- Theatrical release poster
- Directed by: Murali Manohar
- Written by: Sampath Nandi
- Produced by: Sampath Nandi; Dasari Rajender Reddy;
- Starring: Jagapathi Babu; Anasuya Bharadwaj;
- Cinematography: Krishna Prasad
- Edited by: Tammiraju
- Music by: Krishna Saurabh Surampalli
- Production companies: Sampath Nandi Team Works; Raj Dasari Productions;
- Release date: 9 August 2024;
- Country: India
- Language: Telugu

= Simbaa =

2024 Indian film by Murali Manohar

Simbaa is a 2024 Indian Telugu-language crime thriller film directed by Murali Manohar and written by Sampath Nandi. Produced by Sampath Nandi Team Works and Raj Dasari Productions, the film features Jagapathi Babu and Anasuya Bharadwaj in lead roles, while Srinath Maganti, Vasishta N. Simha, and Anish Kuruvilla play supporting roles Simbaa was released on 9 August 2024.

== Plot ==
Environmental activist T. Purushottam Reddy, known as Simbaa, fights against industrial pollution. After saving three lives, their collective journey of gratitude transforms into a determined quest for justice against those who harm Mother Nature.
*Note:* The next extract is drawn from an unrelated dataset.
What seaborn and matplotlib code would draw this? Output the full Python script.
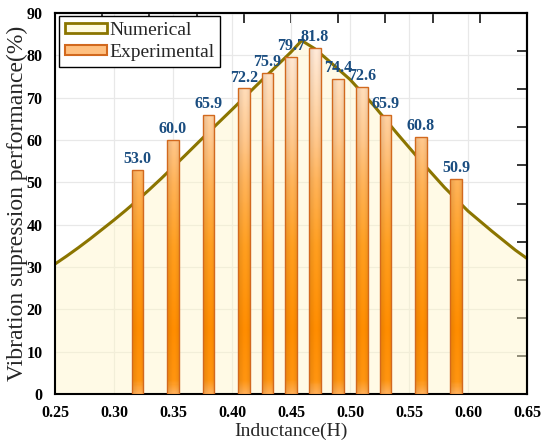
import numpy as np
import pandas as pd
import matplotlib
matplotlib.use("Agg")
import matplotlib.pyplot as plt
import seaborn as sns
from matplotlib.colors import LinearSegmentedColormap
from matplotlib.patches import Patch
from matplotlib.ticker import MultipleLocator

# ---------------- data ----------------
bar_x = [0.32, 0.35, 0.38, 0.41, 0.43, 0.45, 0.47, 0.49, 0.51, 0.53, 0.56, 0.59]
bar_y = [53.0, 60.0, 65.9, 72.2, 75.9, 79.7, 81.8, 74.4, 72.6, 65.9, 60.8, 50.9]

num_x = [0.25, 0.26, 0.27, 0.28, 0.29, 0.30, 0.31, 0.32, 0.33, 0.34,
         0.36, 0.38, 0.40, 0.42, 0.44, 0.45, 0.459,
         0.47, 0.48, 0.50, 0.52, 0.54, 0.56, 0.58, 0.60, 0.62, 0.64, 0.65]
num_y = [30.7, 32.6, 34.6, 36.7, 38.9, 41.1, 43.4, 45.8, 48.3, 50.9,
         56.3, 61.8, 67.2, 72.7, 78.1, 80.8, 83.5,
         81.6, 79.2, 74.3, 68.2, 61.5, 55.0, 48.8, 43.2, 38.5, 34.0, 32.0]

x_label = "Inductance(H)"
y_label = "Vibration supression performance(%)"
legend_labels = ["Numerical", "Experimental"]

# ---------------- style ----------------
sns.set_style("white")
plt.rcParams["font.family"] = ["Liberation Serif", "DejaVu Serif"]

fig = plt.figure(figsize=(5.44, 4.44), dpi=100)
ax = fig.add_axes([0.101, 0.1126, 0.868, 0.858])

line_col = "#8b7500"
fill_col = "#fff6c8"
edge_col = "#d2691e"
label_col = "#1a4d80"

df_num = pd.DataFrame({"x": num_x, "y": num_y})
df_bar = pd.DataFrame({"x": bar_x, "y": bar_y})

# fill under numerical curve
ax.fill_between(df_num["x"], 0, df_num["y"], color=fill_col, alpha=0.45,
                lw=0, zorder=1)
sns.lineplot(data=df_num, x="x", y="y", color=line_col, lw=2.2, ax=ax,
             zorder=2, sort=False)

# bars
sns.barplot(data=df_bar, x="x", y="y", native_scale=True, width=0.5,
            color="#ffa040", edgecolor=edge_col, linewidth=1.0, ax=ax,
            zorder=3, saturation=1)

# gradient fill for bars
nodes = [(0.0, "#ffae55"), (3 / 90, "#ff9410"), (15 / 90, "#ff8c00"),
         (35 / 90, "#ff9e20"), (50 / 90, "#ffb258"), (60 / 90, "#ffc68a"),
         (70 / 90, "#ffd8b0"), (82 / 90, "#ffe9d8"), (1.0, "#fff2e8")]
cmap = LinearSegmentedColormap.from_list("barg", nodes)
for p in list(ax.patches):
    x0, y0 = p.get_x(), p.get_y()
    w, h = p.get_width(), p.get_height()
    ny, nx = 200, 40
    yy = np.linspace(0, h, ny)
    cols = cmap(yy / 90.0)[:, :3]
    xs = np.linspace(0, 1, nx)
    shade = 0.93 + 0.08 * np.exp(-((xs - 0.6) / 0.3) ** 2)
    img = np.clip(cols[:, None, :] * shade[None, :, None], 0, 1)
    im = ax.imshow(img, extent=[x0, x0 + w, y0, y0 + h], origin="lower",
                   aspect="auto", interpolation="bilinear", zorder=3)
    im.set_clip_path(p)
    p.set_facecolor("none")
    p.set_zorder(3.5)

# value labels
for xv, yv in zip(bar_x, bar_y):
    ax.annotate(f"{yv:.1f}", (xv, yv), xytext=(0, 2), textcoords="offset points",
                ha="center", va="bottom", color=label_col, fontsize=11.5,
                fontweight="bold", zorder=5)

# axes
ax.set_xlim(0.25, 0.65)
ax.set_ylim(0, 90)
xt = np.arange(0.25, 0.651, 0.05)
ax.set_xticks(xt)
ax.set_xticklabels([f"{v:.2f}" for v in xt])
ax.set_yticks(np.arange(0, 91, 10))
ax.xaxis.set_minor_locator(MultipleLocator(0.025))
ax.yaxis.set_minor_locator(MultipleLocator(5))
ax.grid(True, which="major", color="#e8e8e8", lw=0.9)
ax.set_axisbelow(True)
ax.tick_params(which="major", direction="in", length=7, width=1.3,
               labelsize=11.5, colors="black")
ax.tick_params(axis="x", which="major", pad=8)
ax.tick_params(axis="y", which="major", pad=9)
ax.tick_params(which="minor", direction="in", length=4, width=1.1)
for lab in ax.get_xticklabels() + ax.get_yticklabels():
    lab.set_fontweight("bold")
ax.set_xlabel(x_label, fontsize=14, labelpad=1)
ax.set_ylabel(y_label, fontsize=17)
ax.yaxis.set_label_coords(-0.058, 0.5)
for s in ax.spines.values():
    s.set_linewidth(1.5)
    s.set_color("black")
    s.set_visible(True)

# top / right ticks
top = ax.secondary_xaxis("top")
tt = np.arange(0.25, 0.651, 0.04)
top.set_xticks(tt, labels=["" for _ in tt])
top.tick_params(direction="in", length=7, width=1.3)
top.spines["top"].set_linewidth(1.5)
right = ax.secondary_yaxis("right")
rt = np.arange(0, 91, 9)
right.set_yticks(rt, labels=["" for _ in rt])
right.tick_params(direction="in", length=7, width=1.3)
right.spines["right"].set_linewidth(1.5)

# legend
handles = [Patch(facecolor="#fffbe0", edgecolor=line_col, lw=2.0, label=legend_labels[0]),
           Patch(facecolor="#ffc080", edgecolor=edge_col, lw=1.5, label=legend_labels[1])]
leg = ax.legend(handles=handles, loc="upper left", bbox_to_anchor=(0.008, 0.992),
                borderaxespad=0, fontsize=14, frameon=True, fancybox=False,
                framealpha=1, edgecolor="black", handlelength=2.2,
                handleheight=0.45, handletextpad=0.1, borderpad=0.3,
                labelspacing=0.25)
leg.get_frame().set_linewidth(1.0)
leg.set_zorder(10)

fig.savefig("out.png", dpi=100)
Akshika, a dedicated teacher and caretaker for her disabled husband, is thrown into chaos when she suddenly murders a stranger. As ACP Anurag and journalist Fazil investigate, Fazil also develops a disturbing urge to kill and joins Akshika. Dr. Irani soon follows, leading the three to commit murder together.

==Cast==

- Jagapathi Babu as T. Purushottam Reddy aka Simmba
- Anasuya Bharadwaj as Akshika Anumula
- Srinath Maganti as Mohammed Fazil Ahmed
- Vasishta N. Simha as ACP Anurag Varma
- Anish Kuruvilla as Dr. Irani
- Gautami
- Kabir Duhan Singh as Parthasarathi Reddy
- Divi Vadthya
- Kasthuri Shankar
- Mayank Parakh
- Siddharth Gollapudi as Sabharwal

==Music==

The film's soundtrack album and background score were composed by Krishna Saurabh Surampalli.

Track list
| No. | Title | Lyrics | Singer(s) | Length |
|---|---|---|---|---|
| 1. | "Prema Geema" | Mittapalli Surender | Nithyashree Venkataramanan | 3:06 |
| 2. | "Simbaa Theme" | Shree Annamayya | Yadu Krishnan K | 3:44 |

==Release and reception==
Simbaa was released on 9 August 2024.

Appreciating the storyline and performances of the main cast, BH Harsh of Cinema Express stated, "high concept thriller goes haywire". The Hans India appreciated the ambition of the film, while opining that execution falls short. Further, the critic praised performances of the cast and the cinematography work done by Krishna Prasad.